LAWRENCE — Elijah Johnson lay flat on his stomach, looking back toward the other end of the floor.
By RUSTIN DODD
The Kansas City Star
One ill-timed dribble had turned into one final turnover. Oklahoma State freshman Marcus Smart won the scramble for the ball. And now, with Kansas trailing by three, and the clock running out, Oklahoma State freshman Phil Forte was racing the other way for a buzzer-beating cap to a stunning upset at Allen Fieldhouse.
That was the final scene from a Saturday afternoon surprise, which ended with Oklahoma State escaping with an 85-80 victory over No. 2 Kansas — and KU coach Bill Self questioning his team’s toughness and guard play.
“We got what we deserved,” Self said.
While Smart nailed a round of backflips across KU's home court, Johnson dusted himself off and headed toward the Kansas bench. The streaks were gone. Most of them, anyway. The loss ended a run of 18 straight victories and 33 straight wins at Allen Fieldhouse. The last loss at Allen Fieldhouse: Texas, on Jan. 22, 2011. Oklahoma State, meanwhile, hadn’t won here since 1989.
“This one hurts,” KU’s Jeff Withey said. “We don’t really lose at home.”
Because the final turnover came at the end, after an improbable last-gasp comeback, it would be easy to dwell on the sight of Johnson losing the handle in the game’s most important moment. But Self preferred a full-scale evaluation, one that wasn’t much prettier than the Jayhawks’ last play.
After weeks of splotchy play, Johnson, a senior, had committed four of Kansas’ 16 turnovers and made just three of his 14 shots. And in a twist that didn’t seem possible when the season began, KU (19-2 overall and 7-1 in the Big 12) might have been better when Johnson wasn’t in the game.
“It’s sad,” Self said. “But we needed something, and we were definitely a better team with him over there sitting down next to us.”
Johnson’s struggles included two late turnovers that flipped a 66-62 lead into a 67-66 deficit. And with both teams needing plays in the final moments, Self watched as Oklahoma State’s Smart took the game over with 25 points, eight offensive rebounds, and eight straight points as the Cowboys stretched the lead to 77-69 with 1:01 remaining.
“He definitely whipped our guards,” Self said. “I mean, he whipped them.

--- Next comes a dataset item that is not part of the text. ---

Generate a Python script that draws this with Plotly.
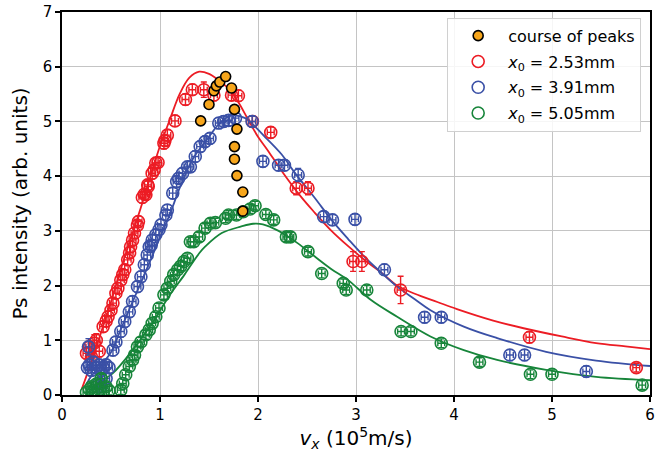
import plotly.graph_objects as go

# ---------------- data ----------------
peaks_x = [1.415, 1.50, 1.55, 1.575, 1.61, 1.67, 1.73, 1.76, 1.785, 1.76, 1.76, 1.785, 1.845, 1.845]
peaks_y = [5.01, 5.31, 5.56, 5.65, 5.72, 5.82, 5.61, 5.22, 4.86, 4.54, 4.31, 4.01, 3.71, 3.36]

red_x = [0.25, 0.28, 0.30, 0.33, 0.35, 0.38, 0.42, 0.45, 0.47, 0.50, 0.52, 0.55, 0.57, 0.60, 0.62,
         0.64, 0.67, 0.69, 0.70, 0.72, 0.74, 0.77, 0.78, 0.82, 0.84, 0.856, 0.875, 0.88, 0.92, 0.94,
         0.957, 0.98, 1.04, 1.05, 1.075, 1.153, 1.26, 1.33, 1.447, 1.55, 1.73, 1.80, 1.943, 2.13,
         2.39, 2.51, 2.97, 3.06, 3.455, 4.77, 5.86]
red_y = [0.76, 0.88, 0.70, 0.95, 1.00, 0.80, 1.25, 1.35, 1.43, 1.55, 1.68, 1.86, 1.95, 2.10, 2.20,
         2.29, 2.47, 2.60, 2.71, 2.83, 2.96, 3.10, 3.17, 3.61, 3.67, 3.66, 3.84, 3.81, 4.05, 4.11,
         4.24, 4.25, 4.60, 4.65, 4.75, 5.01, 5.40, 5.58, 5.58, 5.48, 5.48, 5.47, 5.00, 4.80,
         3.78, 3.78, 2.44, 2.44, 1.92, 1.055, 0.50]
red_yerr = [0.10, 0.15, 0.10, 0.15, 0.12, 0.10, 0.10, 0.10, 0.10, 0.10, 0.10, 0.10, 0.10, 0.10, 0.10,
            0.10, 0.10, 0.10, 0.10, 0.10, 0.10, 0.10, 0.10, 0.10, 0.10, 0.10, 0.10, 0.10, 0.10, 0.10,
            0.10, 0.10, 0.10, 0.10, 0.10, 0.10, 0.10, 0.10, 0.14, 0.10, 0.10, 0.10, 0.10, 0.10,
            0.12, 0.12, 0.18, 0.18, 0.25, 0.10, 0.08]

blue_x = [0.26, 0.27, 0.28, 0.30, 0.32, 0.35, 0.38, 0.40, 0.42, 0.45, 0.48, 0.38, 0.45, 0.40,
          0.52, 0.55, 0.60, 0.64, 0.687, 0.72, 0.77, 0.805, 0.84, 0.87, 0.89, 0.91, 0.92, 0.957,
          0.99, 1.01, 1.06, 1.075, 1.13, 1.17, 1.19, 1.23, 1.28, 1.31, 1.36, 1.41, 1.46, 1.51,
          1.60, 1.65, 1.70, 1.77, 1.94, 2.05, 2.21, 2.27, 2.41, 2.67, 2.76, 2.99, 3.29, 3.70,
          3.87, 4.57, 4.72, 5.35]
blue_y = [0.50, 0.88, 0.55, 0.45, 0.60, 0.50, 0.55, 0.45, 0.50, 0.55, 0.50, 0.22, 0.30, 0.15,
          0.82, 0.97, 1.16, 1.34, 1.52, 1.71, 1.98, 2.16, 2.38, 2.56, 2.71, 2.74, 2.83, 2.93,
          3.02, 3.11, 3.29, 3.38, 3.69, 3.90, 3.96, 4.05, 4.17, 4.17, 4.36, 4.54, 4.63, 4.69,
          4.97, 5.00, 5.02, 5.06, 5.00, 4.27, 4.20, 4.20, 4.02, 3.26, 3.20, 3.21, 2.29, 1.42,
          1.42, 0.73, 0.73, 0.43]
blue_yerr = [0.10, 0.15, 0.10, 0.10, 0.10, 0.10, 0.10, 0.10, 0.10, 0.10, 0.10, 0.10, 0.10, 0.10,
             0.10, 0.10, 0.10, 0.10, 0.10, 0.10, 0.10, 0.10, 0.10, 0.10, 0.10, 0.10, 0.10, 0.10,
             0.10, 0.10, 0.10, 0.10, 0.10, 0.10, 0.10, 0.10, 0.10, 0.10, 0.10, 0.10, 0.10, 0.10,
             0.10, 0.10, 0.10, 0.10, 0.10, 0.10, 0.10, 0.10, 0.12, 0.10, 0.10, 0.10, 0.10, 0.10,
             0.10, 0.10, 0.10, 0.10]

green_x = [0.25, 0.28, 0.30, 0.32, 0.35, 0.38, 0.40, 0.42, 0.45, 0.48, 0.60, 0.62, 0.65, 0.687,
           0.72, 0.74, 0.77, 0.805, 0.856, 0.89, 0.92, 0.957, 0.99, 1.04, 1.075, 1.11, 1.14, 1.18,
           1.21, 1.245, 1.28, 1.31, 1.345, 1.40, 1.46, 1.515, 1.565, 1.67, 1.70, 1.78, 1.85, 1.92,
           1.97, 2.08, 2.16, 2.29, 2.33, 2.51, 2.65, 2.87, 2.90, 3.11, 3.46, 3.56, 3.87, 4.26,
           4.78, 5.00, 5.92]
green_y = [0.05, 0.10, 0.15, 0.05, 0.20, 0.10, 0.30, 0.05, 0.15, 0.08, 0.09, 0.21, 0.37, 0.52,
           0.64, 0.73, 0.88, 0.97, 1.10, 1.19, 1.31, 1.43, 1.59, 1.83, 1.95, 2.08, 2.20, 2.29,
           2.35, 2.44, 2.50, 2.80, 2.80, 2.89, 3.05, 3.14, 3.15, 3.23, 3.29, 3.29, 3.35, 3.40,
           3.46, 3.30, 3.20, 2.89, 2.89, 2.62, 2.22, 2.04, 1.92, 1.92, 1.16, 1.16, 0.945, 0.60,
           0.38, 0.38, 0.18]
green_yerr = [0.08] * len(green_x)

xerr_common = 0.035

# fitted curves
red_fit_x = [0.2, 0.25, 0.3, 0.4, 0.5, 0.6, 0.7, 0.8, 0.9, 1.0, 1.1, 1.2, 1.3, 1.4, 1.5, 1.6, 1.7,
             1.8, 1.9, 2.0, 2.1, 2.24, 2.44, 2.58, 2.75, 2.92, 3.1, 3.25, 3.42, 3.6, 3.83, 4.03,
             4.4, 4.71, 5.1, 5.45, 5.75, 6.0]
red_fit_y = [0.1, 0.35, 0.6, 1.15, 1.7, 2.3, 2.85, 3.4, 3.98, 4.55, 5.03, 5.5, 5.8, 5.91, 5.87,
             5.75, 5.6, 5.35, 5.03, 4.72, 4.47, 4.1, 3.62, 3.33, 3.0, 2.72, 2.45, 2.25, 2.0, 1.85,
             1.7, 1.57, 1.36, 1.22, 1.07, 0.95, 0.89, 0.84]

blue_fit_x = [0.25, 0.3, 0.4, 0.5, 0.6, 0.7, 0.8, 0.9, 1.0, 1.1, 1.2, 1.33, 1.5, 1.6, 1.7, 1.75,
              1.87, 2.07, 2.24, 2.38, 2.58, 2.75, 2.92, 3.1, 3.25, 3.42, 3.6, 3.76, 4.1, 4.44,
              4.94, 5.45, 6.0]
blue_fit_y = [0.2, 0.35, 0.55, 0.78, 1.2, 1.62, 2.03, 2.45, 2.88, 3.3, 3.78, 4.3, 4.72, 4.95,
              5.09, 5.11, 5.06, 4.72, 4.4, 4.05, 3.6, 3.2, 2.85, 2.5, 2.25, 1.98, 1.75, 1.55,
              1.25, 1.04, 0.79, 0.63, 0.53]

green_fit_x = [0.3, 0.4, 0.52, 0.72, 0.92, 1.09, 1.25, 1.4, 1.46, 1.63, 1.83, 1.95, 2.05, 2.21,
               2.4, 2.58, 2.75, 2.92, 3.15, 3.42, 3.76, 4.1, 4.44, 4.94, 5.45, 6.0]
green_fit_y = [0.1, 0.25, 0.4, 0.82, 1.31, 1.8, 2.2, 2.59, 2.71, 2.96, 3.08, 3.13, 3.12, 3.0,
               2.78, 2.53, 2.3, 2.1, 1.74, 1.43, 1.07, 0.82, 0.64, 0.46, 0.33, 0.27]

RED = "#ec1c24"
BLUE = "#3a50a6"
GREEN = "#17853a"
ORANGE = "#f7a61c"

fig = go.Figure()

for fx, fy, col in [(red_fit_x, red_fit_y, RED), (blue_fit_x, blue_fit_y, BLUE),
                    (green_fit_x, green_fit_y, GREEN)]:
    fig.add_trace(go.Scatter(x=fx, y=fy, mode="lines", line=dict(color=col, width=1.8, shape="spline"),
                             showlegend=False, hoverinfo="skip"))

series = [
    (red_x, red_y, red_yerr, RED, "<i>x</i><sub>0</sub> = 2.53mm"),
    (blue_x, blue_y, blue_yerr, BLUE, "<i>x</i><sub>0</sub> = 3.91mm"),
    (green_x, green_y, green_yerr, GREEN, "<i>x</i><sub>0</sub> = 5.05mm"),
]
for i, (sx, sy, se, col, name) in enumerate(series):
    fig.add_trace(go.Scatter(
        x=sx, y=sy, mode="markers", name=name, legendrank=10 + i, legendgroup="g%d" % i,
        marker=dict(symbol="circle-open", size=12, color=col, line=dict(width=1.6, color=col)),
        error_y=dict(type="data", array=se, color=col, thickness=1.4, width=3),
        error_x=dict(type="data", array=[xerr_common] * len(sx), color=col, thickness=1.4, width=3),
    ))

fig.add_trace(go.Scatter(
    x=peaks_x, y=peaks_y, mode="markers", name="course of peaks", legendrank=1, legendgroup="peaks",
    marker=dict(symbol="circle", size=10, color=ORANGE, line=dict(width=1.6, color="black")),
))

axis_common = dict(showline=True, mirror=True, linecolor="black", linewidth=1.5,
                   ticks="outside", ticklen=5, tickwidth=1.5, tickcolor="black",
                   showgrid=True, gridcolor="#c4c4c4", gridwidth=1, zeroline=False,
                   tickfont=dict(size=15, color="black"), ticklabeloverflow="allow")

fig.update_layout(
    width=657, height=463,
    margin=dict(l=62, r=2, t=12, b=68),
    paper_bgcolor="white", plot_bgcolor="white",
    font=dict(family="DejaVu Sans", color="black"),
    xaxis=dict(range=[0, 6], dtick=1,
               title=dict(text="<i>v<sub>x</sub></i> (10<sup>5</sup>m/s)", font=dict(size=20), standoff=8),
               **axis_common),
    yaxis=dict(range=[0, 7], dtick=1,
               title=dict(text="Ps intensity (arb. units)", font=dict(size=20), standoff=10),
               **axis_common),
    legend=dict(x=0.985, y=0.985, xanchor="right", yanchor="top",
                bgcolor="rgba(255,255,255,0.85)", bordercolor="#d0d0d0", borderwidth=1,
                font=dict(size=16), itemwidth=50, tracegroupgap=2,
                traceorder="grouped"),
)

fig.write_html("out.html")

That was a physical beatdown.”
Smart had help, too. His running mate, Markel Brown, led all scorers with 28 points.
The KU offense also went feeble against Oklahoma State’s 2-3 zone. But right on cue, Kansas nearly pulled another Allen Fieldhouse miracle. Trailing by eight, freshmen Ben McLemore (23 points) and Andrew White hit back-to-back threes. Oklahoma State turned the ball over and fouled White on the ensuing inbounds play. And White, who hadn’t played all game, made one of two free throws and cut the lead to 78-76.
Johnson then made the score 81-80 with fewer than 20 seconds left, before Oklahoma State’s Forte made two free throws with 7.9 seconds left, setting up the final possession.
Oklahoma State coach Travis Ford said he didn’t want to foul with his best rebounders on the bench. And KU tried to spring McLemore for an open three.
“They backed off, and Elijah had a wide-open three,” Self said. “All he had to do was just bounce it and shoot it, and he tried to go past them. … I have no idea where he’s going.”
If there was anything to learn from the furious rally, it was that the Jayhawks should have never been in that position in the first place. For weeks, the Jayhawks had cut it close in conference play, staying perfect with dominant defense and often ugly offense.
Even before Saturday, they knew it wouldn’t cut it much longer.
“We’re not gonna be able to (win) every miracle game,” sophomore Naadir Tharpe said.
“We have to figure out a way to start stepping on peoples’ throats right away.”
When it was over, Self said this may be the most physically soft team he has coached at KU, and he said that mostly as fact — not necessarily a challenge for his team. The Jayhawks lack sound decision-making in the backcourt, and muscle in the frontcourt. But both those can be corrected — whether through smarter play or more effort.
“We’ll get it back,” Self said. “But we got to realize who we are. We’re a team that’s gonna have to live on winning the way we’ve been winning. Defense. Rebounding. Executing down the stretch.”
There’s the old saying in college basketball that a loss can be good for a team. And maybe that will be the case.
The Jayhawks return to the floor Wednesday at last-place TCU, a pretty good place to bounce back. But as Self said Saturday that the Jayhawks had been living on “borrowed time.” And finally, that time came up.
“We’re gonna get a lot better from this loss,” Withey said. “We thought that we were a lot better than what we were, obviously. And a loss like this is just gonna bring us back to reality.”